James Stone was disturbed by the things he had seen while working at the Rocky Flats nuclear weapons plant, including overflowing hazardous waste “lagoons” and a plan to stabilize toxic wastes by mixing them with cement.
The engineer took 2,300 pages of documents to the FBI in 1987 and was a driving force behind the agency’s raid of the plant, which ultimately resulted in defense contractor Rockwell International pleading guilty to 10 environmental crimes and paying $18.5 million in fines.
A 6-2 decision by the U.S. Supreme Court Tuesday that cut him out of sharing in $4.2 million in civil penalties assessed against Rockwell is an affront to the legacy of the 82-year-old, now suffering from Alzheimer’s, whose career was ruined by his decision to step forward. But more than that, the court’s strict definition of who is an “original source,” a prerequisite to bringing a federal whistleblower lawsuit, could discourage others from calling attention to government waste and fraud.
“Fewer whistleblowers are going to come forward to take action,” predicted James Moorman, president of Taxpayers Against Fraud, a non-profit that guides whistleblowers and lawyers.

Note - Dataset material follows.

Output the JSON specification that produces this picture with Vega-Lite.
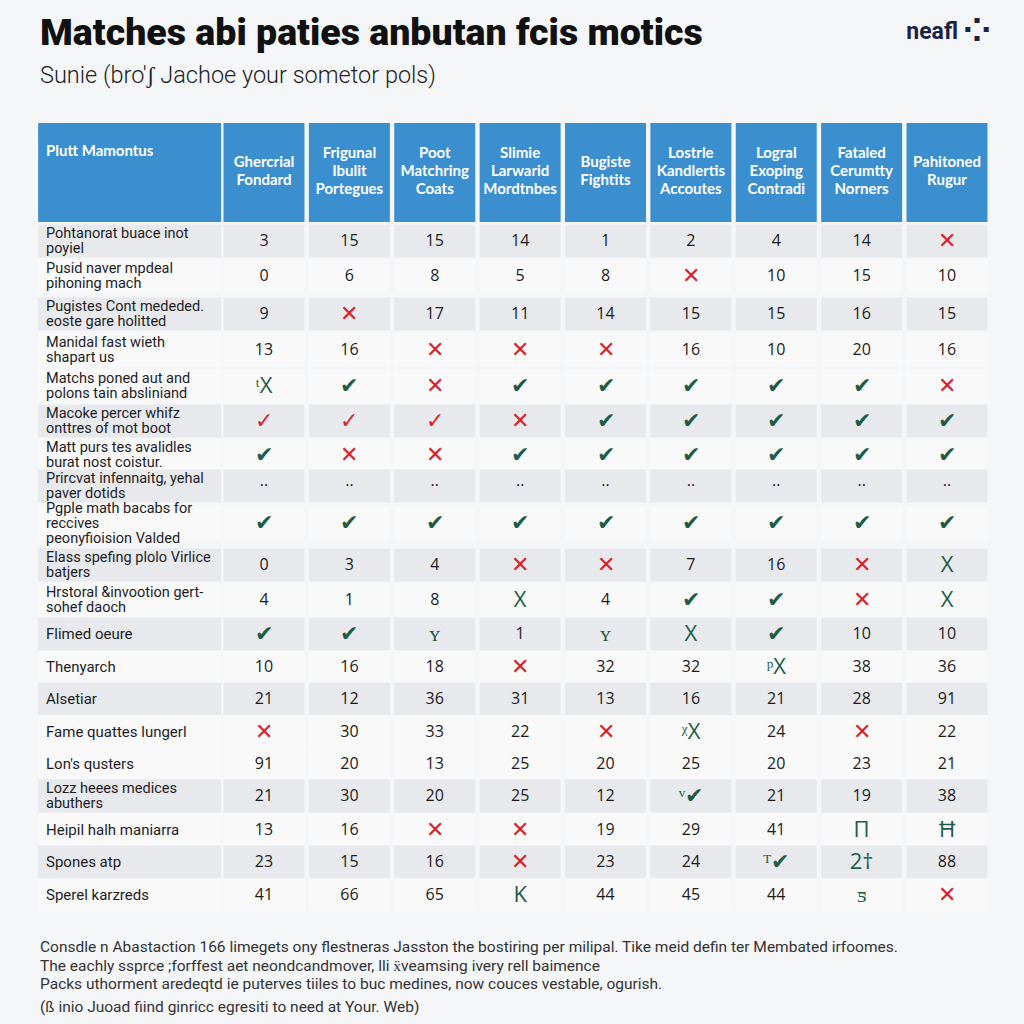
{
  "$schema": "https://vega.github.io/schema/vega-lite/v6.json",
  "width": 1024,
  "height": 924,
  "autosize": {"type": "none"},
  "padding": {"top": 100, "left": 0, "right": 0, "bottom": 0},
  "background": "#f5f6f8",
  "config": {"view": {"stroke": null}, "axis": {"disable": true}},
  "title": {
    "text": "Matches abi paties anbutan fcis motics",
    "subtitle": "Sunie (bro'ʃ Jachoe your sometor pols)",
    "anchor": "start",
    "frame": "group",
    "dx": 40,
    "offset": -72,
    "font": "Roboto",
    "fontSize": 37.5,
    "fontWeight": 900,
    "color": "#111111",
    "subtitleFont": "Roboto",
    "subtitleFontSize": 23.5,
    "subtitleFontWeight": 300,
    "subtitleColor": "#222222",
    "subtitlePadding": 11
  },
  "datasets": {
    "rows": [
      {"row": 1, "label": ["Pohtanorat buace inot", "poyiel"], "c1": "3", "c2": "15", "c3": "15", "c4": "14", "c5": "1", "c6": "2", "c7": "4", "c8": "14", "c9": "✕"},
      {"row": 2, "label": ["Pusid naver mpdeal", "pihoning mach"], "c1": "0", "c2": "6", "c3": "8", "c4": "5", "c5": "8", "c6": "✕", "c7": "10", "c8": "15", "c9": "10"},
      {"row": 3, "label": ["Pugistes Cont mededed.", "eoste gare holitted"], "c1": "9", "c2": "✕", "c3": "17", "c4": "11", "c5": "14", "c6": "15", "c7": "15", "c8": "16", "c9": "15"},
      {"row": 4, "label": ["Manidal fast wieth", "shapart us"], "c1": "13", "c2": "16", "c3": "✕", "c4": "✕", "c5": "✕", "c6": "16", "c7": "10", "c8": "20", "c9": "16"},
      {"row": 5, "label": ["Matchs poned aut and", "polons tain absliniand"], "c1": "ᵗX", "c2": "✔", "c3": "✕", "c4": "✔", "c5": "✔", "c6": "✔", "c7": "✔", "c8": "✔", "c9": "✕"},
      {"row": 6, "label": ["Macoke percer whifz", "onttres of mot boot"], "c1": "✓", "c2": "✓", "c3": "✓", "c4": "✕", "c5": "✔", "c6": "✔", "c7": "✔", "c8": "✔", "c9": "✔"},
      {"row": 7, "label": ["Matt purs tes avalidles", "burat nost coistur."], "c1": "✔", "c2": "✕", "c3": "✕", "c4": "✔", "c5": "✔", "c6": "✔", "c7": "✔", "c8": "✔", "c9": "✔"},
      {"row": 8, "label": ["Prircvat infennaitg, yehal", "paver dotids"], "c1": "··", "c2": "··", "c3": "··", "c4": "··", "c5": "··", "c6": "··", "c7": "··", "c8": "··", "c9": "··"},
      {"row": 9, "label": ["Pgple math bacabs for", "reccives", "peonyfioision Valded"], "c1": "✔", "c2": "✔", "c3": "✔", "c4": "✔", "c5": "✔", "c6": "✔", "c7": "✔", "c8": "✔", "c9": "✔"},
      {"row": 10, "label": ["Elass spefing plolo Virlice", "batjers"], "c1": "0", "c2": "3", "c3": "4", "c4": "✕", "c5": "✕", "c6": "7", "c7": "16", "c8": "✕", "c9": "X"},
      {"row": 11, "label": ["Hrstoral &invootion gert-", "sohef daoch"], "c1": "4", "c2": "1", "c3": "8", "c4": "X", "c5": "4", "c6": "✔", "c7": "✔", "c8": "✕", "c9": "X"},
      {"row": 12, "label": ["Flimed oeure"], "c1": "✔", "c2": "✔", "c3": "ʏ", "c4": "1", "c5": "ʏ", "c6": "X", "c7": "✔", "c8": "10", "c9": "10"},
      {"row": 13, "label": ["Thenyarch"], "c1": "10", "c2": "16", "c3": "18", "c4": "✕", "c5": "32", "c6": "32", "c7": "ᵖX", "c8": "38", "c9": "36"},
      {"row": 14, "label": ["Alsetiar"], "c1": "21", "c2": "12", "c3": "36", "c4": "31", "c5": "13", "c6": "16", "c7": "21", "c8": "28", "c9": "91"},
      {"row": 15, "label": ["Fame quattes lungerl"], "c1": "✕", "c2": "30", "c3": "33", "c4": "22", "c5": "✕", "c6": "ᵡX", "c7": "24", "c8": "✕", "c9": "22"},
      {"row": 16, "label": ["Lon's qusters"], "c1": "91", "c2": "20", "c3": "13", "c4": "25", "c5": "20", "c6": "25", "c7": "20", "c8": "23", "c9": "21"},
      {"row": 17, "label": ["Lozz heees medices", "abuthers"], "c1": "21", "c2": "30", "c3": "20", "c4": "25", "c5": "12", "c6": "ᵛ✔", "c7": "21", "c8": "19", "c9": "38"},
      {"row": 18, "label": ["Heipil halh maniarra"], "c1": "13", "c2": "16", "c3": "✕", "c4": "✕", "c5": "19", "c6": "29", "c7": "41", "c8": "Π", "c9": "Ħ"},
      {"row": 19, "label": ["Spones atp"], "c1": "23", "c2": "15", "c3": "16", "c4": "✕", "c5": "23", "c6": "24", "c7": "ᵀ✔", "c8": "2†", "c9": "88"},
      {"row": 20, "label": ["Sperel karzreds"], "c1": "41", "c2": "66", "c3": "65", "c4": "K", "c5": "44", "c6": "45", "c7": "44", "c8": "ƽ", "c9": "✕"}
    ],
    "hdr": [
      {"col": "c1", "t": ["Ghercrial", "Fondard"]},
      {"col": "c2", "t": ["Frigunal", "Ibulit", "Portegues"]},
      {"col": "c3", "t": ["Poot", "Matchring", "Coats"]},
      {"col": "c4", "t": ["Slimie", "Larwarid", "Mordtnbes"]},
      {"col": "c5", "t": ["Bugiste", "Fightits"]},
      {"col": "c6", "t": ["Lostrle", "Kandlertis", "Accoutes"]},
      {"col": "c7", "t": ["Logral", "Exoping", "Contradi"]},
      {"col": "c8", "t": ["Fataled", "Cerumtty", "Norners"]},
      {"col": "c9", "t": ["Pahitoned", "Rugur"]}
    ],
    "notes": [
      {"line": 21, "t": "Consdle n Abastaction 166 limegets ony flestneras Jasston the bostiring per milipal. Tike meid defin ter Membated irfoomes."},
      {"line": 22, "t": "The eachly ssprce ;forffest aet neondcandmover, lli ẍveamsing ivery rell baimence"},
      {"line": 23, "t": "Packs uthorment aredeqtd ie puterves tiiles to buc medines, now couces vestable, ogurish."},
      {"line": 24, "t": "(ß inio Juoad fiind ginricc egresiti to need at Your. Web)"}
    ]
  },
  "layer": [
    {
      "data": {"name": "rows"},
      "transform": [{"fold": ["c1", "c2", "c3", "c4", "c5", "c6", "c7", "c8", "c9"], "as": ["col", "v"]}],
      "mark": {"type": "tick", "thickness": 33, "size": 81, "opacity": 1},
      "encoding": {
        "x": {"field": "col", "type": "nominal", "scale": {"type": "point", "domain": ["c0", "c1", "c2", "c3", "c4", "c5", "c6", "c7", "c8", "c9"], "range": [178.625, 947], "padding": 0}},
        "y": {"field": "row", "type": "quantitative", "scale": {"domain": [-1, 0, 1, 2, 3, 4, 5, 6, 7, 8, 9, 10, 11, 12, 13, 14, 15, 16, 17, 18, 19, 20, 21, 22, 23, 24], "range": [-68, 72.5, 141, 176, 214, 250, 286, 321, 355, 386, 423, 465, 500, 534, 567, 599, 632, 664, 696, 730, 762, 795, 847, 866, 884, 907], "zero": false, "nice": false}},
        "color": {"condition": {"test": "indexof([1,3,6,8,10,12,14,17,19], datum.row) >= 0", "value": "#e8e9ed"}, "value": "#f9f9fa"}
      }
    },
    {
      "data": {"name": "rows"},
      "mark": {"type": "tick", "thickness": 33, "size": 183, "opacity": 1, "xOffset": -49},
      "encoding": {
        "x": {"datum": "c0", "type": "nominal"},
        "y": {"field": "row", "type": "quantitative"},
        "color": {"condition": {"test": "indexof([1,3,6,8,10,12,14,17,19], datum.row) >= 0", "value": "#e8e9ed"}, "value": "#f9f9fa"}
      }
    },
    {
      "data": {"name": "hdr"},
      "mark": {"type": "tick", "thickness": 99, "size": 81, "opacity": 1, "color": "#3c8fcf"},
      "encoding": {
        "x": {"field": "col", "type": "nominal"},
        "y": {"datum": 0, "type": "quantitative"}
      }
    },
    {
      "data": {"values": [{"t": "Plutt Mamontus"}]},
      "mark": {"type": "tick", "thickness": 99, "size": 183, "opacity": 1, "color": "#3c8fcf", "xOffset": -49},
      "encoding": {
        "x": {"datum": "c0", "type": "nominal"},
        "y": {"datum": 0, "type": "quantitative"}
      }
    },
    {
      "data": {"values": [{"t": "Plutt Mamontus"}]},
      "mark": {"type": "text", "align": "left", "baseline": "middle", "dx": -132.6, "dy": -22, "font": "Lato", "fontSize": 15, "fontWeight": "bold", "color": "#ffffff"},
      "encoding": {
        "x": {"datum": "c0", "type": "nominal"},
        "y": {"datum": 0, "type": "quantitative"},
        "text": {"field": "t"}
      }
    },
    {
      "data": {"name": "hdr"},
      "transform": [{"filter": "length(datum.t) == 2"}],
      "mark": {"type": "text", "align": "center", "baseline": "middle", "dy": -11, "font": "Lato", "fontSize": 15, "fontWeight": "bold", "lineHeight": 18, "color": "#ffffff"},
      "encoding": {
        "x": {"field": "col", "type": "nominal"},
        "y": {"datum": 0, "type": "quantitative"},
        "text": {"field": "t"}
      }
    },
    {
      "data": {"name": "hdr"},
      "transform": [{"filter": "length(datum.t) == 3"}],
      "mark": {"type": "text", "align": "center", "baseline": "middle", "dy": -19.5, "font": "Lato", "fontSize": 15, "fontWeight": "bold", "lineHeight": 18, "color": "#ffffff"},
      "encoding": {
        "x": {"field": "col", "type": "nominal"},
        "y": {"datum": 0, "type": "quantitative"},
        "text": {"field": "t"}
      }
    },
    {
      "data": {"name": "rows"},
      "transform": [{"filter": "length(datum.label) == 1"}],
      "mark": {"type": "text", "align": "left", "baseline": "middle", "dx": -132.6, "font": "Roboto", "fontSize": 15, "lineHeight": 15, "color": "#1d1d1f"},
      "encoding": {
        "x": {"datum": "c0", "type": "nominal"},
        "y": {"field": "row", "type": "quantitative"},
        "text": {"field": "label"}
      }
    },
    {
      "data": {"name": "rows"},
      "transform": [{"filter": "length(datum.label) == 2"}],
      "mark": {"type": "text", "align": "left", "baseline": "middle", "dx": -132.6, "dy": -7, "font": "Roboto", "fontSize": 14.5, "lineHeight": 15, "color": "#1d1d1f"},
      "encoding": {
        "x": {"datum": "c0", "type": "nominal"},
        "y": {"field": "row", "type": "quantitative"},
        "text": {"field": "label"}
      }
    },
    {
      "data": {"name": "rows"},
      "transform": [{"filter": "length(datum.label) == 3"}],
      "mark": {"type": "text", "align": "left", "baseline": "middle", "dx": -132.6, "dy": -14, "font": "Roboto", "fontSize": 14.5, "lineHeight": 15, "color": "#1d1d1f"},
      "encoding": {
        "x": {"datum": "c0", "type": "nominal"},
        "y": {"field": "row", "type": "quantitative"},
        "text": {"field": "label"}
      }
    },
    {
      "data": {"name": "rows"},
      "transform": [{"fold": ["c1", "c2", "c3", "c4", "c5", "c6", "c7", "c8", "c9"], "as": ["col", "v"]}],
      "mark": {"type": "text", "align": "center", "baseline": "middle", "font": "Open Sans"},
      "encoding": {
        "x": {"field": "col", "type": "nominal"},
        "y": {"field": "row", "type": "quantitative"},
        "text": {"field": "v"},
        "size": {"condition": {"test": "test(/^[0-9·]+$/, datum.v)", "value": 16}, "value": 22},
        "color": {"condition": [
          {"test": "datum.v === '✕' || datum.v === '✓'", "value": "#d7232c"},
          {"test": "test(/^[0-9·]+$/, datum.v)", "value": "#1c1c1c"}
        ], "value": "#1f5c45"}
      }
    },
    {
      "data": {"name": "notes"},
      "mark": {"type": "text", "align": "left", "baseline": "middle", "dx": -138.6, "font": "Liberation Sans Narrow, Roboto", "fontSize": 15.5, "color": "#333333"},
      "encoding": {
        "x": {"datum": "c0", "type": "nominal"},
        "y": {"field": "line", "type": "quantitative"},
        "text": {"field": "t"}
      }
    },
    {
      "data": {"values": [{"t": "neafl", "i": "⁘"}]},
      "mark": {"type": "text", "align": "right", "baseline": "middle", "dx": 11, "font": "Roboto", "fontSize": 23, "fontWeight": "bold", "color": "#1c2340"},
      "encoding": {
        "x": {"datum": "c9", "type": "nominal"},
        "y": {"datum": -1, "type": "quantitative"},
        "text": {"field": "t"}
      }
    },
    {
      "data": {"values": [{"t": "neafl", "i": "⁘"}]},
      "mark": {"type": "text", "align": "center", "baseline": "middle", "dx": 30, "font": "DejaVu Sans", "fontSize": 34, "fontWeight": "bold", "color": "#1c2340"},
      "encoding": {
        "x": {"datum": "c9", "type": "nominal"},
        "y": {"datum": -1, "type": "quantitative"},
        "text": {"field": "i"}
      }
    }
  ]
}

The False Claims Act is a tool that has been used to recover billions stolen by government contractors. It includes a provision that allows citizens who know of fraud to sue contractors on behalf of the government. The citizen, who must have original knowledge of fraud, as opposed to, say, reading about it in the newspaper, can share in any funds recovered.
In 1999, Stone won a $4.2 million judgment against the contractor. He had sued along with the federal government to recover environmental cleanup costs and bonuses paid to Rockwell. As part of the lawsuit, he produced a 1982 order he had written in which he explained how mixing toxins in cement to create solid blocks “would result in an unstable mixture that would later deteriorate and cause unwanted release of toxic wastes to the environment.” The so-called pondcrete blocks ultimately caused significant pollution at the site northwest of Denver.
After 18 years of legal wrangling in several different courts, the Supreme Court decided that Stone’s prediction that the plan to mix toxins with cement would fail wasn’t the same as knowing it had. The justices also took issue with Stone’s explanation of how the failure would occur, which wasn’t exact.
The decision is a sad final note to what was, by all accounts, an honorable course of action by a man with the best intentions. Congress should revisit this law to ensure that whistleblowers like Stone are treated more fairly in the future.